By the time the Menzingers took to the stage, it was clear that the crowd was excited. The pit area had filled up with fans who were ready to belt out the words to whatever songs the Menzingers were going to play. The band opened with "The Obituaries" from last year's On The Impossible Past and from that point on the crowd's enthusiasm never settled down. The rest of the set consisted of songs from On The Impossible Past and Chamberlain Waits, but the band threw in "A Lesson in the Abuse of Information Technology" early into the set which pleased the crowd greatly. The Menzingers seem to have an uncanny ability to write songs that are universally loved by their fans and it showed, as there was not one moment when you couldn't find nearly everyone in the audience screaming the words along with singers Tom May and Greg Barnett. The band ended their set with Restorations' bassist, Dan Zimmerman, filling in on guitar while Barnett took to the mic to hype up the crowd. The band then took a very quick break before filling back out to play an encore consisting of two covers. They performed The Lawrence Arms' "Are You There Margaret? It's Me, God." along with Smashing Pumpkins "Bullet with Butterfly Wings." The crowd did not appear to be disappointed with the lack of original songs in the encore and sang along to the songs as if the Menzingers had written them themselves.

Not quite sure of the order:
The Obituaries
I Can't Seem To Tell
A Lesson in the Abuse of Information Technology
Good Things
Ava House
Sun Hotel
Home Outgrown
Burn After Writing
Who's Your Partner
I was Born
Time Tables
On The Impossible Past
Nice Things
Irish Goodbyes

Are You There Margaret? It's Me, God. (The Lawrence Arms cover)
Bullet with Butterfly Wings (Smashing Pumpkins cover)

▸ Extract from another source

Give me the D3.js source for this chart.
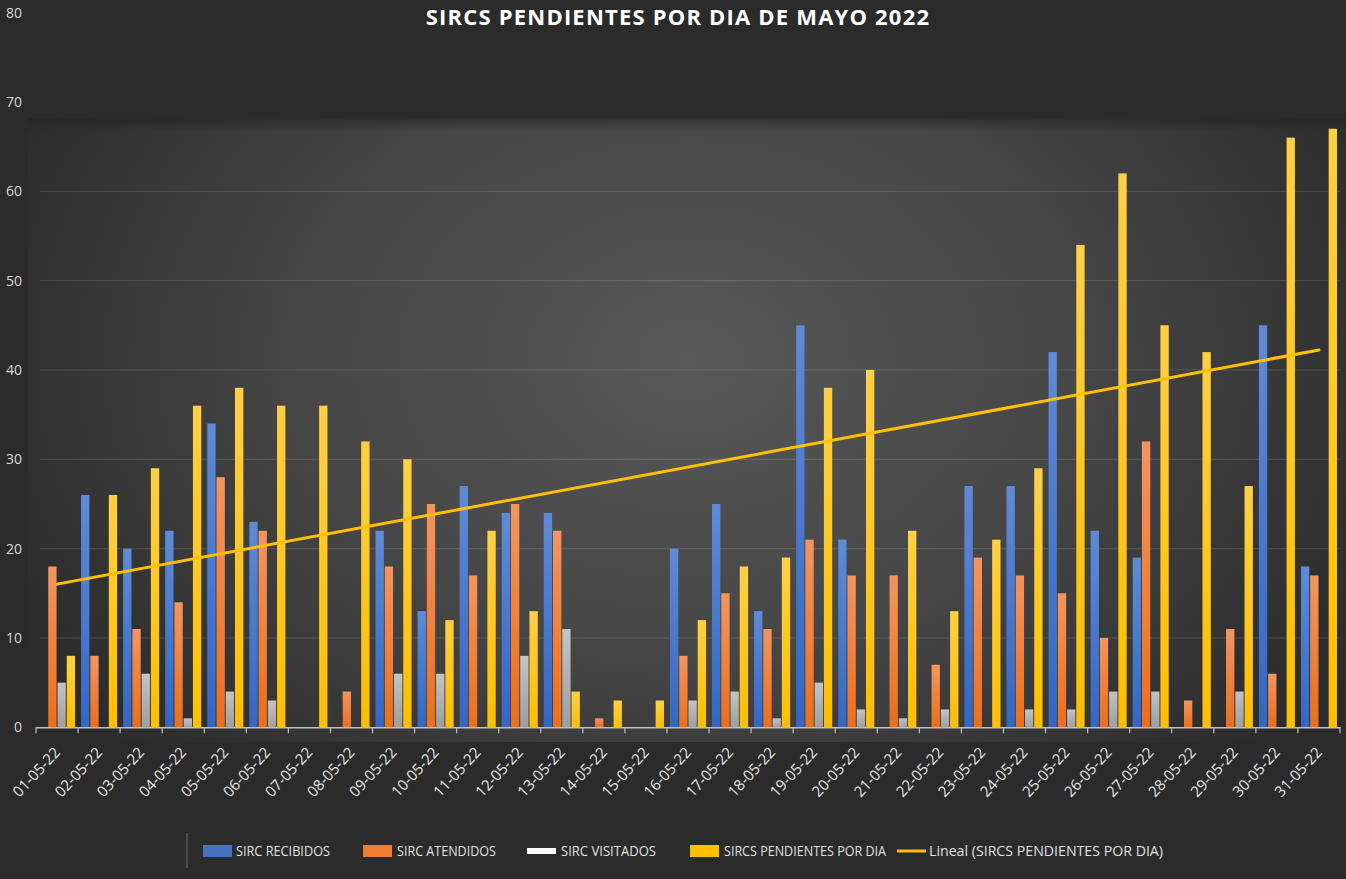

If anyone attended the Orlando show unsure of why any one of these bands were placed together on this tour, there is a good chance that they were won over by the end of the night. All four bands proved that they have the skill and dedication it takes to be the type of band that breaks through to a larger audience. The night proved that there are still at least four reasons to be very excited about the future of punk music.